[Set problem]
Copy the data that follows, character for character, minus the pictures.

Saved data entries
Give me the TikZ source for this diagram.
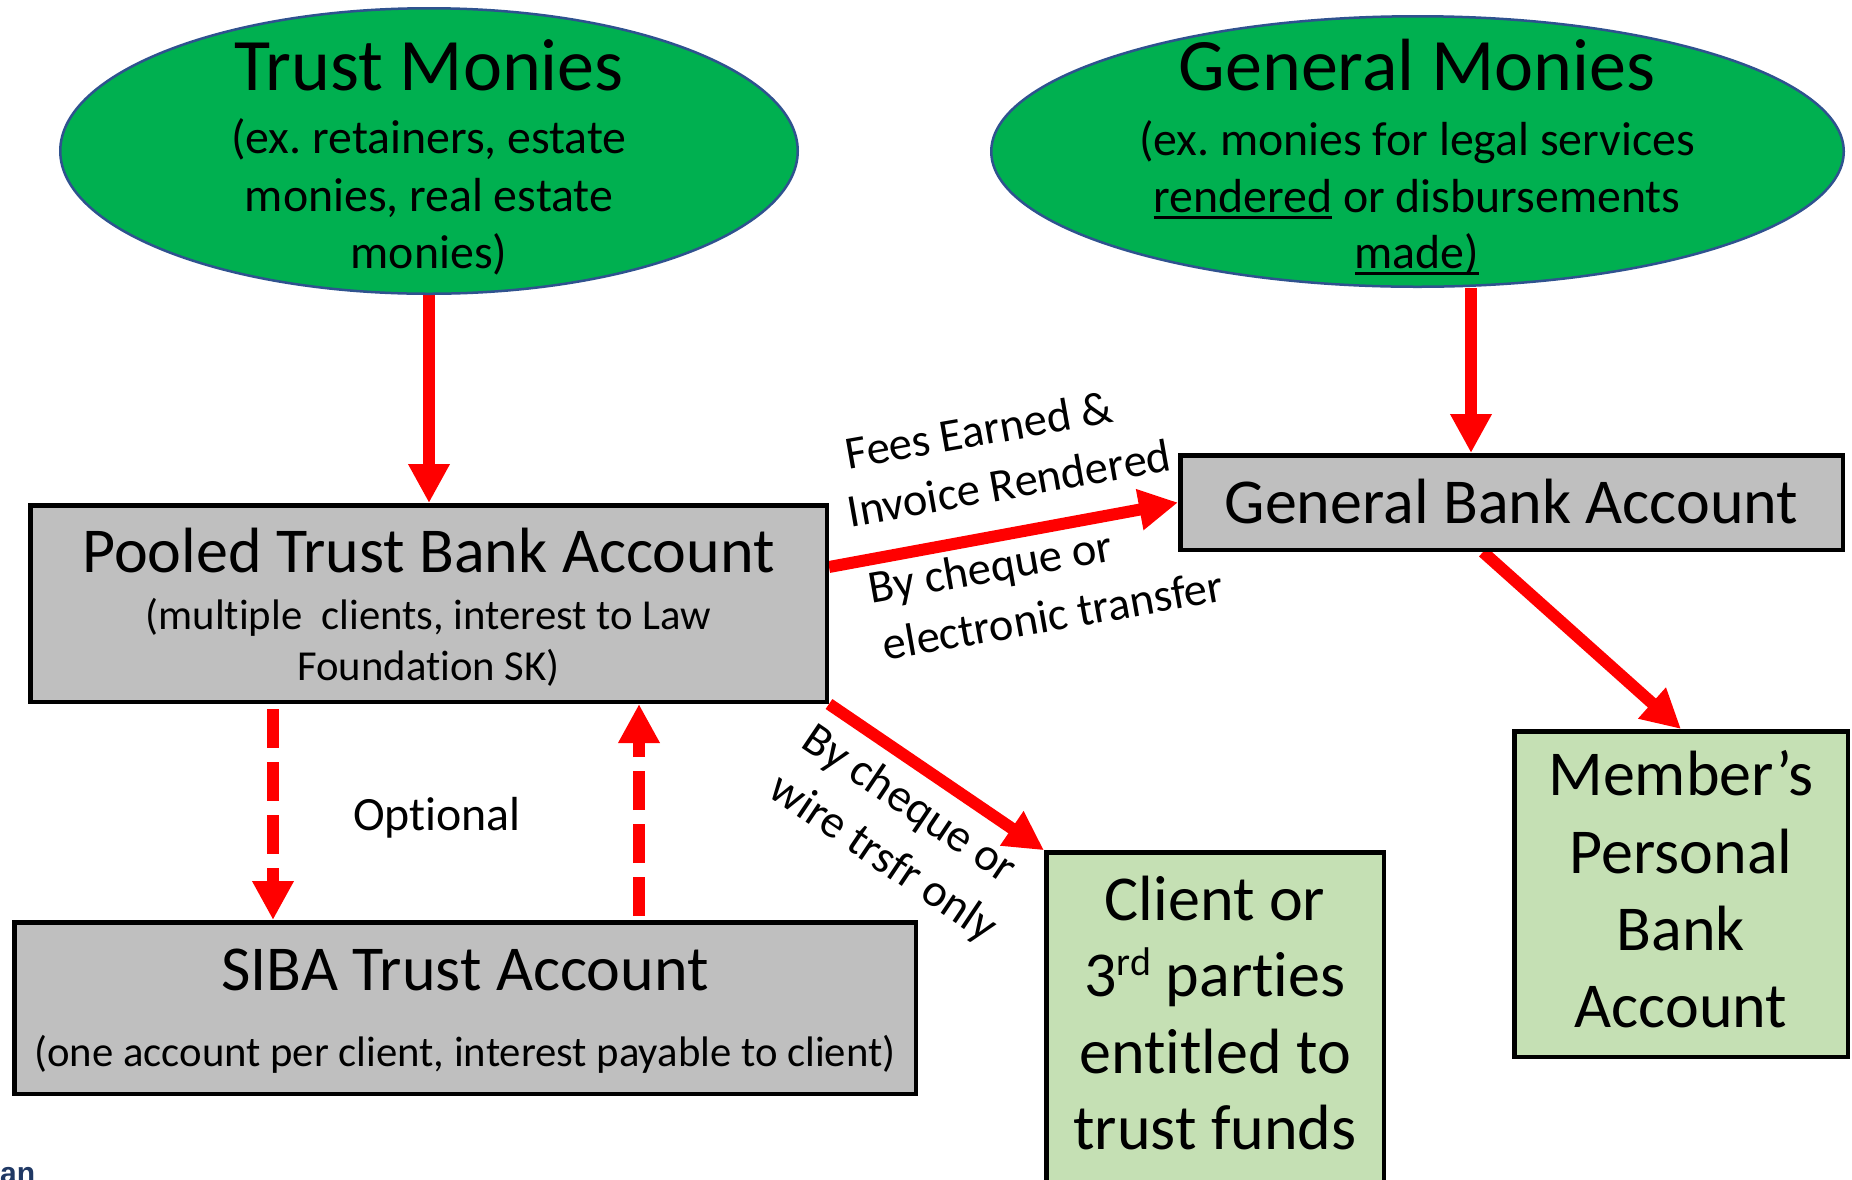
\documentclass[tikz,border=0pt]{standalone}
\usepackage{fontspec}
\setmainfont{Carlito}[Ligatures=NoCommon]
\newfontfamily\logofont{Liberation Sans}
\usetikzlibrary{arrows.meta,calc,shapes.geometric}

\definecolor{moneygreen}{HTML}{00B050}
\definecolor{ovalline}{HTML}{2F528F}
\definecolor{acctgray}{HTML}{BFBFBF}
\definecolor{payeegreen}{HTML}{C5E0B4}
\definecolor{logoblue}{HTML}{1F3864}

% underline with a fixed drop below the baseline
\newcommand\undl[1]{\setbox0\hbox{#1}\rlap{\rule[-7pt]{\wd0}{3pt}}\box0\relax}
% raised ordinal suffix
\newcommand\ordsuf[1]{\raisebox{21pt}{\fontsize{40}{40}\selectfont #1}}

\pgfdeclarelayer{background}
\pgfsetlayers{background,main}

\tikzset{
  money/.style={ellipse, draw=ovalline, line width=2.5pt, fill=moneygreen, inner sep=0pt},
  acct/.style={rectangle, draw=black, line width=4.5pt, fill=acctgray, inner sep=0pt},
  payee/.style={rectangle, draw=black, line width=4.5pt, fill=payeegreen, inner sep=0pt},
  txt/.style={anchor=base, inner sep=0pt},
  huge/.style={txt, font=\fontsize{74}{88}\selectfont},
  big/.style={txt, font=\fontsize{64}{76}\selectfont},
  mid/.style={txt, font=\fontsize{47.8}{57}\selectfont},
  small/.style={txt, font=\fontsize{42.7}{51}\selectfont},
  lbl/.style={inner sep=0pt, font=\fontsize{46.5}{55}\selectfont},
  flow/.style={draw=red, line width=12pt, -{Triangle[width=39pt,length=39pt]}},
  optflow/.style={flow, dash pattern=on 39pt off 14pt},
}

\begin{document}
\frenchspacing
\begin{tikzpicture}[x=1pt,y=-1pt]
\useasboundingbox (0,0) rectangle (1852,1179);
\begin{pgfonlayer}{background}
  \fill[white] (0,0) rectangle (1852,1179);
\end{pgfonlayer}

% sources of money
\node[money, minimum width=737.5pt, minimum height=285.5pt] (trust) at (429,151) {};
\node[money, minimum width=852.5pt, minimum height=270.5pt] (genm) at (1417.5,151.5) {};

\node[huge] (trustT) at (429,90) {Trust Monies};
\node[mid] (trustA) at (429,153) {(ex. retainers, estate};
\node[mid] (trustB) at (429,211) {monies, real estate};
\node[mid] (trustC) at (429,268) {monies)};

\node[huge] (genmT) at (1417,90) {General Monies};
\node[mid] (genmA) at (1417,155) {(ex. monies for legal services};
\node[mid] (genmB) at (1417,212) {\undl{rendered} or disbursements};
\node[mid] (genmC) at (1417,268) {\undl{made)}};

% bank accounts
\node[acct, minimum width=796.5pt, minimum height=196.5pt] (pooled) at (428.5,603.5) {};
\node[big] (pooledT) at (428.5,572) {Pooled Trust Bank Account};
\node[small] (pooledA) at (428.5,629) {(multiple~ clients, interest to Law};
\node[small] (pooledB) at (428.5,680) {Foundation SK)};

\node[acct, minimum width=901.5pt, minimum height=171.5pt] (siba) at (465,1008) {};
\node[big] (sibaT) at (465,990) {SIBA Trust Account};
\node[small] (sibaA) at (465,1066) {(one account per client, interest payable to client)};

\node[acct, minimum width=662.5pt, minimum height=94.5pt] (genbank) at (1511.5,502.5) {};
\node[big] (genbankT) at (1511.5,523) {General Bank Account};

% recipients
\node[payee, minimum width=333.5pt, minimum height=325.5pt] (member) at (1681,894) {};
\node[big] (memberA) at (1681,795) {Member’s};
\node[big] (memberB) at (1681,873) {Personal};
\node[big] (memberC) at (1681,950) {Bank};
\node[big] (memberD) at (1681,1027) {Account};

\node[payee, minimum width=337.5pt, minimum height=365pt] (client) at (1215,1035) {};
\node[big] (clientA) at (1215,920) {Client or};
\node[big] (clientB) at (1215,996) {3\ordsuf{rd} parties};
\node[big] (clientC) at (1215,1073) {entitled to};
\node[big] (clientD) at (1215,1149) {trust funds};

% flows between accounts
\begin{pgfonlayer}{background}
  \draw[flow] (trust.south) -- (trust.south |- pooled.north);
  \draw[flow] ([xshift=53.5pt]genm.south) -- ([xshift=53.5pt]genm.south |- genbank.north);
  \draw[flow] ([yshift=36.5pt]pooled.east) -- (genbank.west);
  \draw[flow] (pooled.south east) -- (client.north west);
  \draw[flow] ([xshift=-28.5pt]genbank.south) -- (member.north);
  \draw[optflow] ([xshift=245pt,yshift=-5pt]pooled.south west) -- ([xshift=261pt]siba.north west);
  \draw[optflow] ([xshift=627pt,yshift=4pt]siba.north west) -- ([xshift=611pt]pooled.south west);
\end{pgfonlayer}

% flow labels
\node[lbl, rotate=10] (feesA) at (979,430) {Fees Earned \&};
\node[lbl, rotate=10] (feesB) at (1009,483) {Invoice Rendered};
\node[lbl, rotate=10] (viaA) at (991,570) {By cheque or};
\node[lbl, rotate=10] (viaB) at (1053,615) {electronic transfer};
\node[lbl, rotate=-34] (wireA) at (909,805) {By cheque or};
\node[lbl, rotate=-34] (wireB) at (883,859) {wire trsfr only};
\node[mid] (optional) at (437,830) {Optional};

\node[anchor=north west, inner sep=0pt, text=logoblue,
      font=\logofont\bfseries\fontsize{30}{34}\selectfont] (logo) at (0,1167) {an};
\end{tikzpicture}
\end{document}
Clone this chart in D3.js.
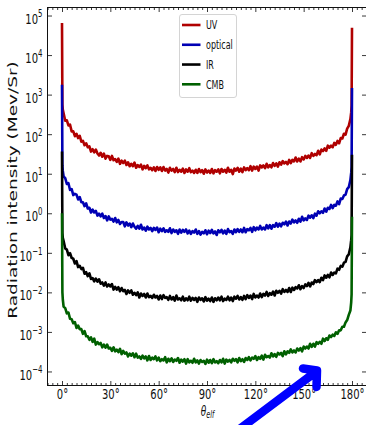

[Reply]
Give me the TikZ source for this diagram.
\documentclass[tikz,border=0pt]{standalone}
\usepackage{fontspec}
\setmainfont{Carlito}[Ligatures=NoCommon]
\newfontfamily\logofont{Liberation Sans}
\usetikzlibrary{arrows.meta,calc,shapes.geometric}

\definecolor{moneygreen}{HTML}{00B050}
\definecolor{ovalline}{HTML}{2F528F}
\definecolor{acctgray}{HTML}{BFBFBF}
\definecolor{payeegreen}{HTML}{C5E0B4}
\definecolor{logoblue}{HTML}{1F3864}

% underline with a fixed drop below the baseline
\newcommand\undl[1]{\setbox0\hbox{#1}\rlap{\rule[-7pt]{\wd0}{3pt}}\box0\relax}
% raised ordinal suffix
\newcommand\ordsuf[1]{\raisebox{21pt}{\fontsize{40}{40}\selectfont #1}}

\pgfdeclarelayer{background}
\pgfsetlayers{background,main}

\tikzset{
  money/.style={ellipse, draw=ovalline, line width=2.5pt, fill=moneygreen, inner sep=0pt},
  acct/.style={rectangle, draw=black, line width=4.5pt, fill=acctgray, inner sep=0pt},
  payee/.style={rectangle, draw=black, line width=4.5pt, fill=payeegreen, inner sep=0pt},
  txt/.style={anchor=base, inner sep=0pt},
  huge/.style={txt, font=\fontsize{74}{88}\selectfont},
  big/.style={txt, font=\fontsize{64}{76}\selectfont},
  mid/.style={txt, font=\fontsize{47.8}{57}\selectfont},
  small/.style={txt, font=\fontsize{42.7}{51}\selectfont},
  lbl/.style={inner sep=0pt, font=\fontsize{46.5}{55}\selectfont},
  flow/.style={draw=red, line width=12pt, -{Triangle[width=39pt,length=39pt]}},
  optflow/.style={flow, dash pattern=on 39pt off 14pt},
}

\begin{document}
\frenchspacing
\begin{tikzpicture}[x=1pt,y=-1pt]
\useasboundingbox (0,0) rectangle (1852,1179);
\begin{pgfonlayer}{background}
  \fill[white] (0,0) rectangle (1852,1179);
\end{pgfonlayer}

% sources of money
\node[money, minimum width=737.5pt, minimum height=285.5pt] (trust) at (429,151) {};
\node[money, minimum width=852.5pt, minimum height=270.5pt] (genm) at (1417.5,151.5) {};

\node[huge] (trustT) at (429,90) {Trust Monies};
\node[mid] (trustA) at (429,153) {(ex. retainers, estate};
\node[mid] (trustB) at (429,211) {monies, real estate};
\node[mid] (trustC) at (429,268) {monies)};

\node[huge] (genmT) at (1417,90) {General Monies};
\node[mid] (genmA) at (1417,155) {(ex. monies for legal services};
\node[mid] (genmB) at (1417,212) {\undl{rendered} or disbursements};
\node[mid] (genmC) at (1417,268) {\undl{made)}};

% bank accounts
\node[acct, minimum width=796.5pt, minimum height=196.5pt] (pooled) at (428.5,603.5) {};
\node[big] (pooledT) at (428.5,572) {Pooled Trust Bank Account};
\node[small] (pooledA) at (428.5,629) {(multiple~ clients, interest to Law};
\node[small] (pooledB) at (428.5,680) {Foundation SK)};

\node[acct, minimum width=901.5pt, minimum height=171.5pt] (siba) at (465,1008) {};
\node[big] (sibaT) at (465,990) {SIBA Trust Account};
\node[small] (sibaA) at (465,1066) {(one account per client, interest payable to client)};

\node[acct, minimum width=662.5pt, minimum height=94.5pt] (genbank) at (1511.5,502.5) {};
\node[big] (genbankT) at (1511.5,523) {General Bank Account};

% recipients
\node[payee, minimum width=333.5pt, minimum height=325.5pt] (member) at (1681,894) {};
\node[big] (memberA) at (1681,795) {Member’s};
\node[big] (memberB) at (1681,873) {Personal};
\node[big] (memberC) at (1681,950) {Bank};
\node[big] (memberD) at (1681,1027) {Account};

\node[payee, minimum width=337.5pt, minimum height=365pt] (client) at (1215,1035) {};
\node[big] (clientA) at (1215,920) {Client or};
\node[big] (clientB) at (1215,996) {3\ordsuf{rd} parties};
\node[big] (clientC) at (1215,1073) {entitled to};
\node[big] (clientD) at (1215,1149) {trust funds};

% flows between accounts
\begin{pgfonlayer}{background}
  \draw[flow] (trust.south) -- (trust.south |- pooled.north);
  \draw[flow] ([xshift=53.5pt]genm.south) -- ([xshift=53.5pt]genm.south |- genbank.north);
  \draw[flow] ([yshift=36.5pt]pooled.east) -- (genbank.west);
  \draw[flow] (pooled.south east) -- (client.north west);
  \draw[flow] ([xshift=-28.5pt]genbank.south) -- (member.north);
  \draw[optflow] ([xshift=245pt,yshift=-5pt]pooled.south west) -- ([xshift=261pt]siba.north west);
  \draw[optflow] ([xshift=627pt,yshift=4pt]siba.north west) -- ([xshift=611pt]pooled.south west);
\end{pgfonlayer}

% flow labels
\node[lbl, rotate=10] (feesA) at (979,430) {Fees Earned \&};
\node[lbl, rotate=10] (feesB) at (1009,483) {Invoice Rendered};
\node[lbl, rotate=10] (viaA) at (991,570) {By cheque or};
\node[lbl, rotate=10] (viaB) at (1053,615) {electronic transfer};
\node[lbl, rotate=-34] (wireA) at (909,805) {By cheque or};
\node[lbl, rotate=-34] (wireB) at (883,859) {wire trsfr only};
\node[mid] (optional) at (437,830) {Optional};

\node[anchor=north west, inner sep=0pt, text=logoblue,
      font=\logofont\bfseries\fontsize{30}{34}\selectfont] (logo) at (0,1167) {an};
\end{tikzpicture}
\end{document}
Clone this chart in D3.js.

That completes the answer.